Cloud backup systems have higher requirements on reliability than common backup software. However, people unconsciously feel it safer to backup critical data on visible devices. Doubts may arise about the security of backing up private data in faraway data centers.
On the one hand, cloud backup is prone to various abnormalities; on the other, users subjectively impose higher security requirements on cloud backup than on backup software. Security is therefore a pressing area of study for cloud backup.
According to the characteristics of cloud backup, the study of cloud backup focuses on:
(1) Command Flow
The B-Cloud system consists of backup clients, manager, and storage servers. The manager is the administrative center of the entire system, responsible for task scheduling, operation management, and status monitoring in the service process.

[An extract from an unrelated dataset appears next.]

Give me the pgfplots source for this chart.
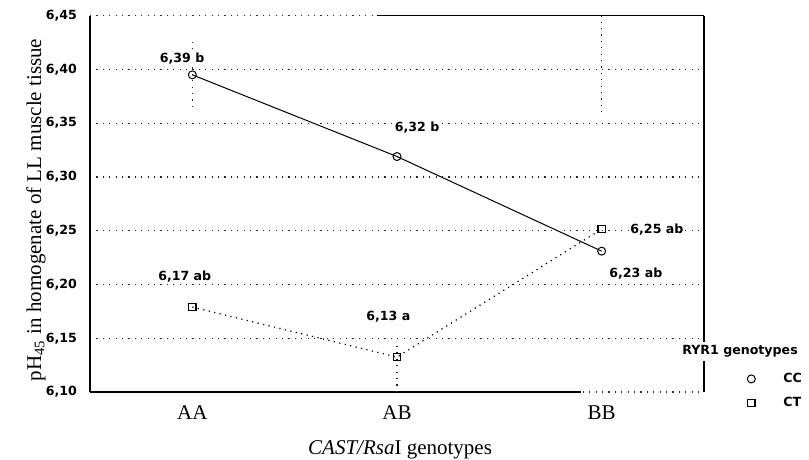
\documentclass[border=0pt]{standalone}
\usepackage{fontspec}
\setmainfont{Liberation Serif}
\newfontfamily\dv{DejaVu Sans}
\usepackage{pgfplots}
\pgfplotsset{compat=1.18}
\newcommand{\lblfont}{\dv\bfseries\fontsize{6.3}{7}\selectfont}
\newcommand{\serfont}{\fontsize{10.5}{12}\selectfont}
\begin{document}
\begin{tikzpicture}
\useasboundingbox (0,0) rectangle (404.5pt,230pt);
\begin{axis}[
  at={(45pt,34pt)}, anchor=south west,
  scale only axis, width=307pt, height=188.15pt,
  xmin=-0.5, xmax=2.5, ymin=6.10, ymax=6.45,
  axis line style={draw=none},
  xtick={0,1,2}, xticklabels={AA,AB,BB},
  ytick={6.10,6.15,6.20,6.25,6.30,6.35,6.40,6.45},
  major tick length=0pt,
  tick style={draw=none},
  ymajorgrids,
  grid style={black!85, line width=0.6pt, dash pattern=on 0.6pt off 2.6pt},
  yticklabel style={font=\lblfont, xshift=-3pt, /pgf/number format/fixed, /pgf/number format/fixed zerofill, /pgf/number format/precision=2, /pgf/number format/use comma, /pgf/number format/assume math mode=true},
  xticklabel style={font=\serfont, yshift=-3.5pt},
  ylabel={pH\textsubscript{45} in homogenate of LL muscle tissue},
  ylabel style={at={(axis description cs:-0.088,0.484)}, anchor=center, font=\serfont},
  xlabel={\textit{CAST/Rsa}I genotypes},
  xlabel style={at={(axis description cs:0.505,-0.154)}, anchor=center, font=\serfont},
  clip=false,
  legend cell align=left,
  legend style={at={(axis cs:2.70,6.122)}, anchor=north west, draw=none, fill=none, font=\lblfont, row sep=2pt, inner sep=0pt},
  legend image code/.code={\path[draw=none] (0pt,0pt) -- (17pt,0pt); \draw[#1, draw=none] plot coordinates {(3pt,0pt)};},
]
% spines
\addplot[forget plot, black, line width=0.75pt] coordinates {(-0.5,6.10)(-0.5,6.45)};
\addplot[forget plot, black, line width=0.75pt] coordinates {(-0.5,6.10)(1.9,6.10)};
\addplot[forget plot, black, line width=0.75pt] coordinates {(0.9,6.45)(2.5,6.45)};
\addplot[forget plot, black, line width=0.75pt] coordinates {(2.5,6.10)(2.5,6.45)};
% confidence bars (visible parts)
\addplot[forget plot, black!85, line width=0.6pt, dash pattern=on 0.6pt off 2.6pt] coordinates {(0,6.365)(0,6.43)};
\addplot[forget plot, black!85, line width=0.6pt, dash pattern=on 0.6pt off 2.6pt] coordinates {(1,6.10)(1,6.145)};
\addplot[forget plot, black!85, line width=0.6pt, dash pattern=on 0.6pt off 2.6pt] coordinates {(2,6.36)(2,6.45)};
% data
\addplot[black, line width=0.5pt, mark=o, mark size=2pt, mark options={solid, fill=white, draw=black}] coordinates {(0,6.395)(1,6.319)(2,6.231)};
\addlegendentry{CC}
\addplot[black, line width=0.6pt, dash pattern=on 0.6pt off 2.2pt, mark=square, mark size=1.8pt, mark options={solid, fill=white, draw=black}] coordinates {(0,6.179)(1,6.1325)(2,6.2515)};
\addlegendentry{CT}
% value labels
\node[font=\lblfont, fill=white, inner sep=0.8pt] at (axis cs:-0.05,6.41) {6,39 b};
\node[font=\lblfont, fill=white, inner sep=0.8pt] at (axis cs:1.098,6.3457) {6,32 b};
\node[font=\lblfont, fill=white, inner sep=0.8pt] at (axis cs:2.167,6.2102) {6,23 ab};
\node[font=\lblfont, fill=white, inner sep=0.8pt] at (axis cs:2.27,6.2515) {6,25 ab};
\node[font=\lblfont, fill=white, inner sep=0.8pt] at (axis cs:-0.037,6.2074) {6,17 ab};
\node[font=\lblfont, fill=white, inner sep=0.8pt] at (axis cs:0.958,6.170) {6,13 a};
\node[font=\lblfont, fill=white, inner sep=2pt] at (axis cs:2.676,6.1377) {RYR1 genotypes};
\end{axis}
\end{tikzpicture}
\end{document}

After receiving a service request from a backup client, the three parts of the system implement bidirectional security certification; and importantly, the manager completes job scheduling to establish a connection between the backup client and the storage server. At this point, the system begins to deliver the backup or recovery service.
(2) Data Flow
The backup or recovery data flow is transmitted between the backup client and the storage server without passing the manager. This method, whereby data goes directly from the source to the destination and does not pass any intermediate node, improves efficiency and also balances the overall load of the system. For data transmission and storage, backup data organization and compression are key.
(3) Service Security
Security of cloud backup involves the security within service platform, modules, and coordination and communication between modules. This issue requires in-depth discussion which is not intended here.
This paper introduces cloud storage technology and takes cloud backup as an example to discuss issues to be addressed in cloud storage application.
A trend of technology development is to satisfy requirements with services. Cloud storage conforms to this trend. However, in-depth study is needed into the implementation of cloud storage and its widespread applications.